Aux termes de l'article 2, cette analyse sert de fondement à la mise en œuvre d'"une action sociale générale, telle qu'elle est définie par l'article 137 du code de l'action sociale et des famille et des actions spécifiques".
Certes, la mise en œuvre de l'article Ier du décret de 1995 faisait l'objet d'une grande souplesse, pour ne pas dire d'un certain relâchement. L'Unccas le reconnaît d'ailleurs implicitement en soulignant, a contrario, que 50% des CCAS des villes de plus de 5.000 habitants ont déjà réalisé cette analyse et que près de la moitié des CCAS des villes de plus de 80.000 habitants la réalisent chaque année.
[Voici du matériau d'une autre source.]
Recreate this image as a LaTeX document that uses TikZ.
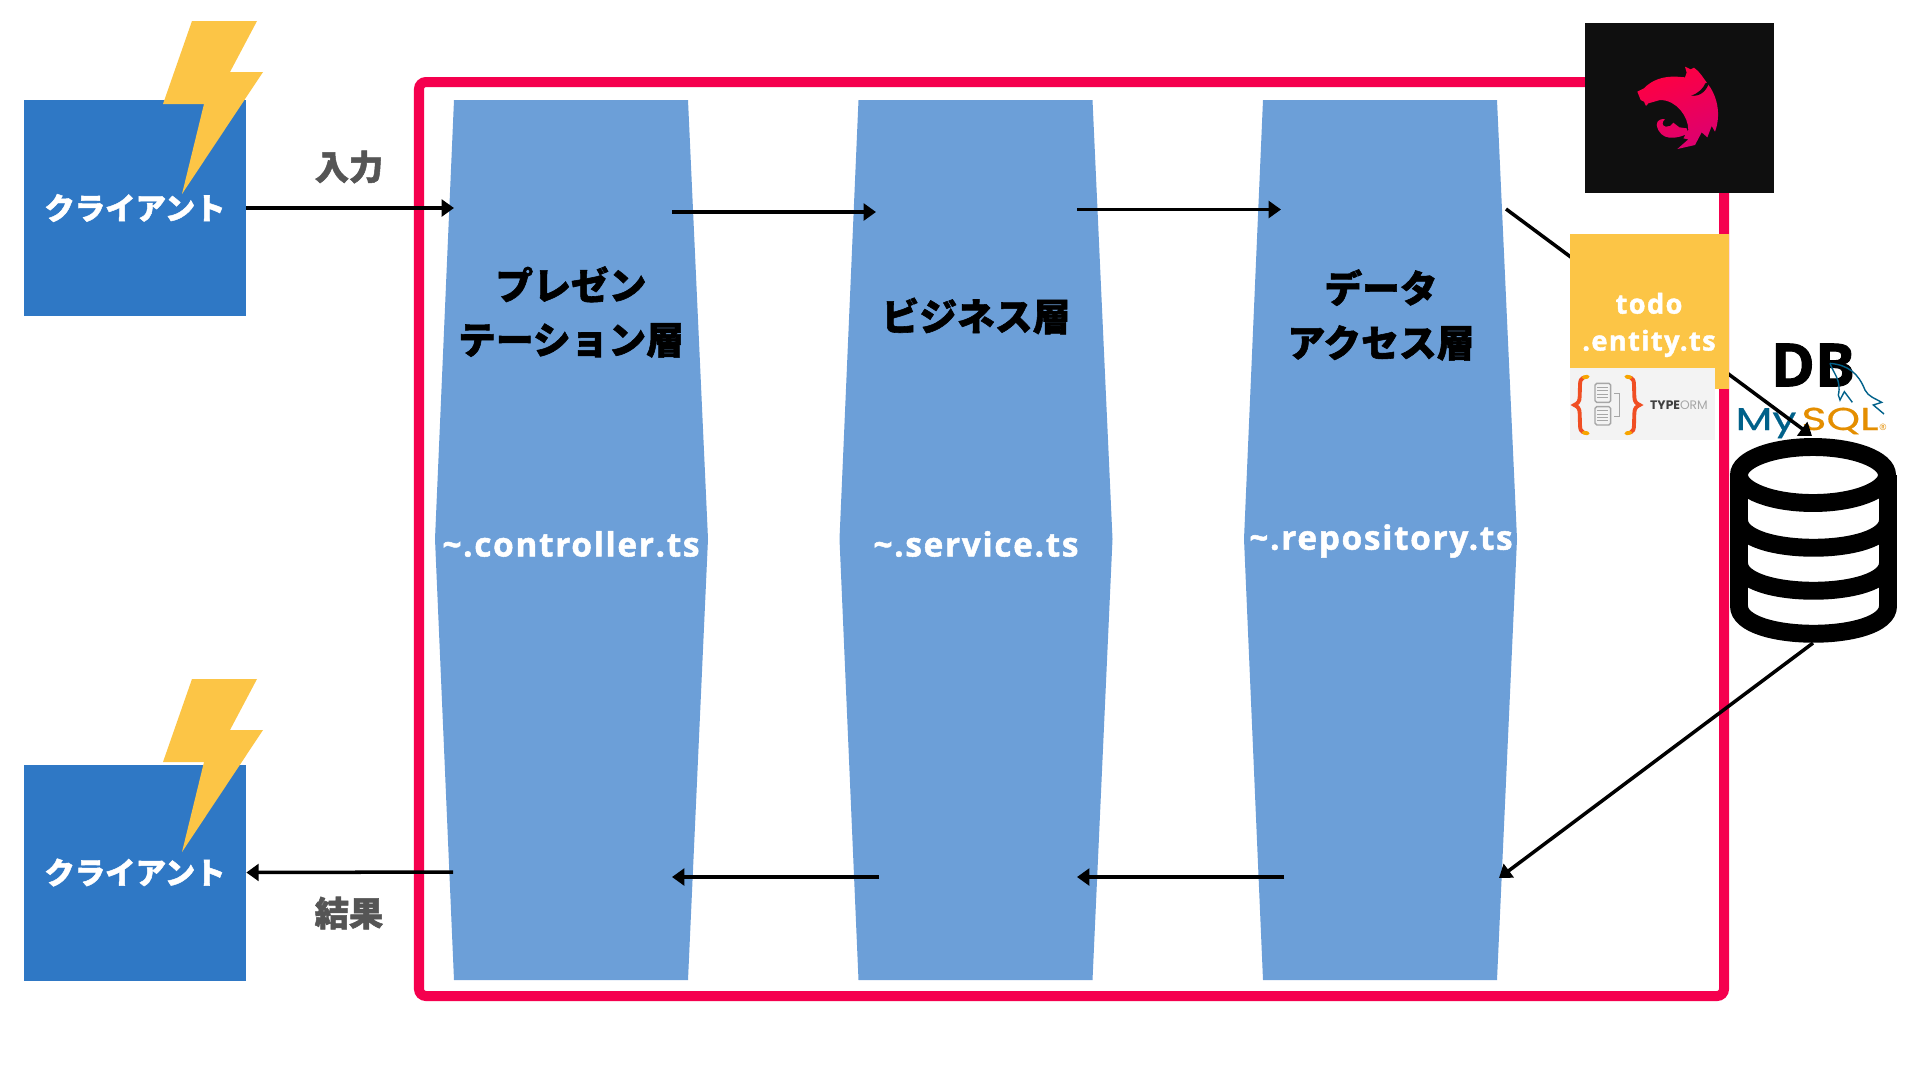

Et même pour les villes qui respectent la lettre du décret, l'exercice n'est pas toujours exempt d'un côté un peu mécanique et répétitif. En outre, la mesure annoncée n'empêche pas la réalisation de l'analyse des besoins sociaux, mais se contente de supprimer son caractère théoriquement obligatoire. Rien ne dit également que le décret à prendre pour supprimer l'obligation annuelle n'instaurera pas une obligation plus espacée (cinq ans par exemple, comme pour les schémas départementaux).
Mais il reste que cette suppression risque fort d'avoir valeur de symbole. Elle relègue en effet au niveau d'un outil facultatif ce qui constituait pourtant l'épine dorsale d'une stratégie et d'une politique sociales propres aux communes concernées. L'Unccas n'a pas tort non plus de rappeler que l'analyse des besoins sociaux - lorsqu'elle est bien menée - "permet d'identifier les zones ou les publics en difficulté et d'optimiser les partenariats locaux". Elle constitue aussi "une démarche reconnue de veille sociale, de prévention, de prospective et de développement social local", ainsi qu'un "levier d'accès aux droits". Pour l'Unccas, en abroger le caractère obligatoire est donc "contradictoire avec l'objectif de lutte contre le non recours aux droits inscrit dans le plan de lutte contre la pauvreté du gouvernement".